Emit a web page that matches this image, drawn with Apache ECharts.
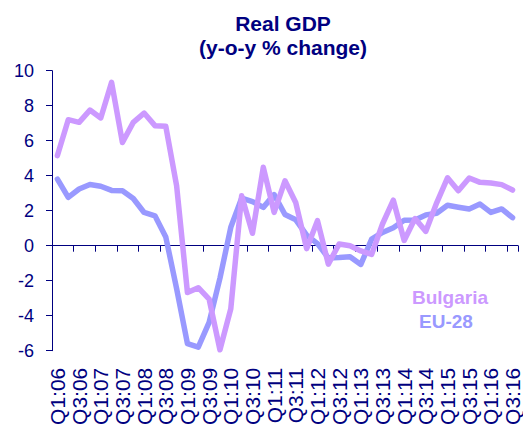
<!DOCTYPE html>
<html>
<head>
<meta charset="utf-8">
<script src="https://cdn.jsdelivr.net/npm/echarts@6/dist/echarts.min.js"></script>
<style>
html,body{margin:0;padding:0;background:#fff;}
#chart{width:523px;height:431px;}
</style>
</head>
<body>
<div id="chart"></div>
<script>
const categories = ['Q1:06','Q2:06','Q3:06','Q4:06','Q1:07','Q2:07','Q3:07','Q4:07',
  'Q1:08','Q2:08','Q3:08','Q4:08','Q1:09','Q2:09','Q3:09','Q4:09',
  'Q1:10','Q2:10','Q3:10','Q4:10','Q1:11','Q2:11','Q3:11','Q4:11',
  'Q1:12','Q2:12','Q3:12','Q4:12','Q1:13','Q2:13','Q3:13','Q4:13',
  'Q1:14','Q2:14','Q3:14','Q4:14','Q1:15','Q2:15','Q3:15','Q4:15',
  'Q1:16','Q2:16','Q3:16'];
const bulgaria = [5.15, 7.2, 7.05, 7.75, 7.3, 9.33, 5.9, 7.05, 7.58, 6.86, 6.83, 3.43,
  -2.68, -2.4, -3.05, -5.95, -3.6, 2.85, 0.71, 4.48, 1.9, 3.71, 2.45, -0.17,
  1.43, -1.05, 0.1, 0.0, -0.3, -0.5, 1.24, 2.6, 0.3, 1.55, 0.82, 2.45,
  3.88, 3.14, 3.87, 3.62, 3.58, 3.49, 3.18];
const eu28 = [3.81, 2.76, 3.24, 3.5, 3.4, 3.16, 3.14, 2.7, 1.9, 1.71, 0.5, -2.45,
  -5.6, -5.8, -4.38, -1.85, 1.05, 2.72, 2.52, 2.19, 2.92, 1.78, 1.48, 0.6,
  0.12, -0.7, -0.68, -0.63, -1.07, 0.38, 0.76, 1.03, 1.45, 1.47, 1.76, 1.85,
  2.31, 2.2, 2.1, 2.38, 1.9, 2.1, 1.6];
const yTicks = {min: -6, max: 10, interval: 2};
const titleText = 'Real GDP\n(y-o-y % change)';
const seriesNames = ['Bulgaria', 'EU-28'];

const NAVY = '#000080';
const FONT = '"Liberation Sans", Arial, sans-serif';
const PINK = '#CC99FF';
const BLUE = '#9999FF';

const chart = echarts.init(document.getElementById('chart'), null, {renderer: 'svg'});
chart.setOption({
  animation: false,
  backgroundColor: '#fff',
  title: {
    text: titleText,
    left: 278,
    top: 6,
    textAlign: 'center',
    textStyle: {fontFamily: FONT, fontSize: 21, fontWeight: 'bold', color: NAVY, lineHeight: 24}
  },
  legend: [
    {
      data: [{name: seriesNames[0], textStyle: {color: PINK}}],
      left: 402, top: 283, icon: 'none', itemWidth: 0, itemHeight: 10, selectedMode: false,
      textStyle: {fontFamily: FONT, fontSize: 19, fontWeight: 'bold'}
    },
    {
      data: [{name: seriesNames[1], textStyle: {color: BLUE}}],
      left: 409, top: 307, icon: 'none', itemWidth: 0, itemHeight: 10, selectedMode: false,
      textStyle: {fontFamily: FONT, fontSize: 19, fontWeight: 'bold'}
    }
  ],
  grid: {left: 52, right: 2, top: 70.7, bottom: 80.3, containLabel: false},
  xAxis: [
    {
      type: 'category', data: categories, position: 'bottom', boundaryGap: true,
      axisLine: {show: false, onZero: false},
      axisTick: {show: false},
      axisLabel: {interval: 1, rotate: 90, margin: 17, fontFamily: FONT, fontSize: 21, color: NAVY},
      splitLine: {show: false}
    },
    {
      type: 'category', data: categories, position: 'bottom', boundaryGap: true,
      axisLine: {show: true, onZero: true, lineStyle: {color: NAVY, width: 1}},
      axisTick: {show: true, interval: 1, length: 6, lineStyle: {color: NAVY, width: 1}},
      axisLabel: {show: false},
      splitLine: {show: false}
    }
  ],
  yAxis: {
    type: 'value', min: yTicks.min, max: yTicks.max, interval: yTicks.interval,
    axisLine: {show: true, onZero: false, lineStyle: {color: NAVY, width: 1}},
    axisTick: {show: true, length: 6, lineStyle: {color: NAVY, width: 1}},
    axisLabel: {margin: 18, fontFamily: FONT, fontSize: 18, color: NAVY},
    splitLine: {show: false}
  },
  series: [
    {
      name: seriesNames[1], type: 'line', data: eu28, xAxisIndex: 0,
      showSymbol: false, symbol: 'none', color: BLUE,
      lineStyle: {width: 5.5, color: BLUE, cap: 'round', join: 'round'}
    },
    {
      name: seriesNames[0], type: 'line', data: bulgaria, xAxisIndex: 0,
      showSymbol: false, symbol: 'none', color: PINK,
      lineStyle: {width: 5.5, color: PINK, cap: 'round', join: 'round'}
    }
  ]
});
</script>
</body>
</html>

===============

_Objective_: Write out nothing but the lines from the start of the data through the line with "const BLUE = '#9999FF';". Leave out the pictures.

_Solution to the problem_:
Emit a web page that matches this image, drawn with Apache ECharts.
<!DOCTYPE html>
<html>
<head>
<meta charset="utf-8">
<script src="https://cdn.jsdelivr.net/npm/echarts@6/dist/echarts.min.js"></script>
<style>
html,body{margin:0;padding:0;background:#fff;}
#chart{width:523px;height:431px;}
</style>
</head>
<body>
<div id="chart"></div>
<script>
const categories = ['Q1:06','Q2:06','Q3:06','Q4:06','Q1:07','Q2:07','Q3:07','Q4:07',
  'Q1:08','Q2:08','Q3:08','Q4:08','Q1:09','Q2:09','Q3:09','Q4:09',
  'Q1:10','Q2:10','Q3:10','Q4:10','Q1:11','Q2:11','Q3:11','Q4:11',
  'Q1:12','Q2:12','Q3:12','Q4:12','Q1:13','Q2:13','Q3:13','Q4:13',
  'Q1:14','Q2:14','Q3:14','Q4:14','Q1:15','Q2:15','Q3:15','Q4:15',
  'Q1:16','Q2:16','Q3:16'];
const bulgaria = [5.15, 7.2, 7.05, 7.75, 7.3, 9.33, 5.9, 7.05, 7.58, 6.86, 6.83, 3.43,
  -2.68, -2.4, -3.05, -5.95, -3.6, 2.85, 0.71, 4.48, 1.9, 3.71, 2.45, -0.17,
  1.43, -1.05, 0.1, 0.0, -0.3, -0.5, 1.24, 2.6, 0.3, 1.55, 0.82, 2.45,
  3.88, 3.14, 3.87, 3.62, 3.58, 3.49, 3.18];
const eu28 = [3.81, 2.76, 3.24, 3.5, 3.4, 3.16, 3.14, 2.7, 1.9, 1.71, 0.5, -2.45,
  -5.6, -5.8, -4.38, -1.85, 1.05, 2.72, 2.52, 2.19, 2.92, 1.78, 1.48, 0.6,
  0.12, -0.7, -0.68, -0.63, -1.07, 0.38, 0.76, 1.03, 1.45, 1.47, 1.76, 1.85,
  2.31, 2.2, 2.1, 2.38, 1.9, 2.1, 1.6];
const yTicks = {min: -6, max: 10, interval: 2};
const titleText = 'Real GDP\n(y-o-y % change)';
const seriesNames = ['Bulgaria', 'EU-28'];

const NAVY = '#000080';
const FONT = '"Liberation Sans", Arial, sans-serif';
const PINK = '#CC99FF';
const BLUE = '#9999FF';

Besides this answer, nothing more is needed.